By Lynn W. Murphy, M.Ed., President of Key Innovative Solutions, Inc.
From my recent experiences with customer service representatives, I’m starting to believe that many representatives have been trained NOT to listen to their customers. As a customer service trainer, I see the value of training customer service representatives to follow standardized procedures and scripts, but not when the training has taught them not to use good critical thinking and problem-solving abilities.
I believe that companies, CSRs, and customers would benefit if customer service representatives were trained to use better thinking skills instead of just routinely reading a script. As a customer, I want to deal with smart customer service representatives who know what they can and can’t do, who use their brains to listen to what I am saying, and who create a solution that fits my needs. I also want to work with someone who seems to care about what he or she is doing and truly wants to help, is not just trading time for a paycheck.
In the last week, I have received phone calls from representatives of two companies with which I have done business for many years. One call was from Qwest, the phone company for my business landline; and the other was from Verizon, my cell phone service provider. Both representatives called me to convince me to “upgrade” my service, yet neither representative really listened to what I told him. Each seemed intent on following a script. “Upgrading” service (or any sales of any kind) is not just about following a script. Good sales and service are about understanding what your customer wants and needs – or wants and needs that you may be able to create or uncover.
The first call was from Alex (not his real name) at Qwest. Alex wanted to go over the landline services I am receiving ostensibly to see if he could save me some money and better tailor the service to my business needs. (Sounds like a well-written script – so far.) Since I frequently work with clients out of my office, I forward my business line to a secondary cell phone I use just for those business calls.
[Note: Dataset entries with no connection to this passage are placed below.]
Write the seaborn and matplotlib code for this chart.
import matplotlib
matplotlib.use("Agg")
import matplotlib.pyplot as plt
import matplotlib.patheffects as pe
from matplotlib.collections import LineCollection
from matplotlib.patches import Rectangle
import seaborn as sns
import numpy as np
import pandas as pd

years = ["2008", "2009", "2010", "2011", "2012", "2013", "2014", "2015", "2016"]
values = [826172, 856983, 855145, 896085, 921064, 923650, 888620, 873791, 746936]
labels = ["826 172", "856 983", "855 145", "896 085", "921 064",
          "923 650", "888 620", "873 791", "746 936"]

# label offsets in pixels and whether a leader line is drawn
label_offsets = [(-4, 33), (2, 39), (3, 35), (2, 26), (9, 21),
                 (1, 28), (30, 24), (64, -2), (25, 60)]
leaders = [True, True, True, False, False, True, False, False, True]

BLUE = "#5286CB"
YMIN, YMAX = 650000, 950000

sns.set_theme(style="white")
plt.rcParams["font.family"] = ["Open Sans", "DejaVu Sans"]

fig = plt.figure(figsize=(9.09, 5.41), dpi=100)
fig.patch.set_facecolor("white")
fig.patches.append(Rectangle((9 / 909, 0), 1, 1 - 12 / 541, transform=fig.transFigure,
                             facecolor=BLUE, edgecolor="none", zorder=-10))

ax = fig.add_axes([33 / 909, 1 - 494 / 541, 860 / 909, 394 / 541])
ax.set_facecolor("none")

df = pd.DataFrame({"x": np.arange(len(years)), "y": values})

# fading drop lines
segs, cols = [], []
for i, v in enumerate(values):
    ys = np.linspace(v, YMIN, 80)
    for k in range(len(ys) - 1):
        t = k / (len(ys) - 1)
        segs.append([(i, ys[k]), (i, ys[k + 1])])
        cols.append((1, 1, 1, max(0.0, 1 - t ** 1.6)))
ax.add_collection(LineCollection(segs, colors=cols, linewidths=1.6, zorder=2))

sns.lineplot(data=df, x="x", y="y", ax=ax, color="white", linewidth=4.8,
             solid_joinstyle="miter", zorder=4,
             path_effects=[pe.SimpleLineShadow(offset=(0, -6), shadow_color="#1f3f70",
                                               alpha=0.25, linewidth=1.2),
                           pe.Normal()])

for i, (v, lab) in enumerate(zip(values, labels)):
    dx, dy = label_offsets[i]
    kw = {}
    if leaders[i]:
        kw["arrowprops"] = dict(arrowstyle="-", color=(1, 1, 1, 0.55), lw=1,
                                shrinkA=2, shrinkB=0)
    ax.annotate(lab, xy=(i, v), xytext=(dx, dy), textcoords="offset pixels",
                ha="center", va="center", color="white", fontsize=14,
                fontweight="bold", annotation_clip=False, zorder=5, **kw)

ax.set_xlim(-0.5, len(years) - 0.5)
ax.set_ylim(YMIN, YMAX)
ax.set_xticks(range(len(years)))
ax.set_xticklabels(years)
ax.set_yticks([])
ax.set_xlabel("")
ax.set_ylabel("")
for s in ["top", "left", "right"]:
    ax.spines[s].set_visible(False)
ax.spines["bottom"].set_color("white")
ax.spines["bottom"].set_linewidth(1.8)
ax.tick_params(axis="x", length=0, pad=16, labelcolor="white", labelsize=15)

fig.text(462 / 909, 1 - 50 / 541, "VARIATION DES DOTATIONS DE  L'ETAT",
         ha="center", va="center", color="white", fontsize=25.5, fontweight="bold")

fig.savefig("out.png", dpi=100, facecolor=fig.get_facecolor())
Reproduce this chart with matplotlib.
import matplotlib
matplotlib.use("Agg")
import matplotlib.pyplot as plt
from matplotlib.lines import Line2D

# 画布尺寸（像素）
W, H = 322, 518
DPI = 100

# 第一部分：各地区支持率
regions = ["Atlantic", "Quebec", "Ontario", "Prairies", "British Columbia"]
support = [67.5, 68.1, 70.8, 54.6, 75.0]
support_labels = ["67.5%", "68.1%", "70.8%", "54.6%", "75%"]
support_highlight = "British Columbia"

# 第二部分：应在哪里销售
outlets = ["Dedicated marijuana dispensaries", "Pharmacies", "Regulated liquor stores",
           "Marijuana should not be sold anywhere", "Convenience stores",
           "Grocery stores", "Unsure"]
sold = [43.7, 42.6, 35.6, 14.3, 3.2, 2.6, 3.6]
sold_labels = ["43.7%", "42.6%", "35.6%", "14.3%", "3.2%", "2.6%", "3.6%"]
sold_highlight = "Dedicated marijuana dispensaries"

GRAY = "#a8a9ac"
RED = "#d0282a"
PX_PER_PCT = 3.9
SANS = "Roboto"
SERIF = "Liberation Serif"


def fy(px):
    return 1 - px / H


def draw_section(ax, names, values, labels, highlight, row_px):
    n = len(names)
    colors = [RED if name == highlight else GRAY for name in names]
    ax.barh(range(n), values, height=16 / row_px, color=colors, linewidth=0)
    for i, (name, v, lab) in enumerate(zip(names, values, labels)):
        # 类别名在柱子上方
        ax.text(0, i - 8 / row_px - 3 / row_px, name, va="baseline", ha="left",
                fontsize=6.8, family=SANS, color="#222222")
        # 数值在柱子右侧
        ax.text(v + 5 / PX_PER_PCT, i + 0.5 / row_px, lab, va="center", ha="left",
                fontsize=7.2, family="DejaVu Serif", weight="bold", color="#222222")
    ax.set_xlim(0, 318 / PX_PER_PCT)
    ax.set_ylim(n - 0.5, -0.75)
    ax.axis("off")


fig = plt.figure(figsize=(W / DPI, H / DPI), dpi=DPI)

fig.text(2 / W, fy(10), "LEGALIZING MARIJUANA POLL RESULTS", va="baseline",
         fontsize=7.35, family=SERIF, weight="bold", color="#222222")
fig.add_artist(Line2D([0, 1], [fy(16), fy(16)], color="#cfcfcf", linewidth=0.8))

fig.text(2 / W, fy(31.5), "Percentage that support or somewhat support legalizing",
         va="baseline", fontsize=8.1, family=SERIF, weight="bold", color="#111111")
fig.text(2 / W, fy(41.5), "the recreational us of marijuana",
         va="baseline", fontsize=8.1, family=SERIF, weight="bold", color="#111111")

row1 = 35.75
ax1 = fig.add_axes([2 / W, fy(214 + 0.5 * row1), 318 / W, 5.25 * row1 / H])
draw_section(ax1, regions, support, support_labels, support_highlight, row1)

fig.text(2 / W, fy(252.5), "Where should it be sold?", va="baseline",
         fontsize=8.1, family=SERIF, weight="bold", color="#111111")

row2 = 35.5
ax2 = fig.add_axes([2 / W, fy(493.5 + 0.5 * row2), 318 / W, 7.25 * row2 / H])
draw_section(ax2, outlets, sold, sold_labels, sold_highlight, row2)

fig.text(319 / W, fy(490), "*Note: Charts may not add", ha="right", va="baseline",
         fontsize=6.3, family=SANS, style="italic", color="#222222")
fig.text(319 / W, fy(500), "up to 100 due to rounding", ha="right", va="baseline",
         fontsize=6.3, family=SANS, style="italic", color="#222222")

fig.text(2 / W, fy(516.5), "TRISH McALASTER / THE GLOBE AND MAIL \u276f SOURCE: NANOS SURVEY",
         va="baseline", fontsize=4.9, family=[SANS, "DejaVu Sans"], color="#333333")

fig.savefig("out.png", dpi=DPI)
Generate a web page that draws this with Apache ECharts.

I explained to Alex that the cell phone service has caller ID, call waiting, and voice mail – everything I really need for my business. He asked a few more questions then launched into his next script. “Based on what you’ve told me, here’s the package I recommend for you: two lines with caller ID, call waiting on each line, and voice mail.” I wondered if he even listened to me or if he just asked questions and flipped to the next page of the script. I did take the time to repeat what I’d told him, but he still couldn’t grasp that I didn’t need to pay Qwest for the same services I was receiving from my cell phone provider. After listening to Alex recite several more scripted recommendations and benefits, I told him that I was going to hang up because he wasn’t listening to me. I had wasted enough time already – and Alex wasted his.
Today, I received a phone call from Verizon representative David (not his real name) who is in the Customer Loyalty Department. Apparently, I’m a “Loyal Customer: because my contract has been fulfilled and I could cancel my service at any time. He was surprised to discover that I’ve been with Verizon and their predecessors since 1985, probably before he was born. I’d call that loyalty.
He offered me an upgrade for my four-year-old, very basic cell phone. (This is the one I have my landline forwarded to.) I explained that I only use this cell phone to answer phone calls that are forwarded from my business phone and to get voicemail. I said that I have another, newer droid phone with all the bells and whistles on a separate Verizon contract. I said I’d be happy to upgrade the old phone to a newer model if it didn’t cost me a dime and it didn’t change my calling plan.
I must have repeated these two simple conditions six or seven times during the conversation. He kept offering new phones with “exciting features” like touch screens, e-mail, browsers, text messaging, cameras, video recorders, and MP3 players that only cost $49.99 since I was a “Loyal Customer.” He couldn’t seem to understand that I don’t need a second cell phone that does all those “exciting” things.
Maybe he couldn’t locate the script for my particular situation. After 15 minutes, I finally agreed to upgrade the old phone and extend my contract as long as it cost me nothing, nada, zero, zilch. As he read his script confirming my upgrade, he mentioned the sales tax on my zero payment – that would be, ah, zero; that I could change to a plan with data capabilities for an additional charge (didn’t I say I did NOT want to spend another dime?); and that if I didn’t like the phone once I had tried it out, I could return it and pay a $35 restocking fee. Unfortunately for him, that doesn’t fit into my “nothing, nada, zero, zilch” scenario.
When I train customer service representatives through my company, Key Innovative Solutions, Inc., I encourage them to really think about what they’re doing and saying, and why they’re doing and saying what they are. Well-thought out policies and procedures are a useful place to start, but they are not the ultimate solution in every circumstance. Not every customer’s situation can be crammed into one of the designated procedures or scripts.
Customer service representatives, supervisors, and mangers have very difficult jobs. They can save time, build customer loyalty, and reduce their own and their customers’ frustration and stress levels if they would really listen to their customers and apply critical thinking to every situation. The good news is that listening skills are trainable. So let’s train those customer service representatives to listen and think – not to just follow a script.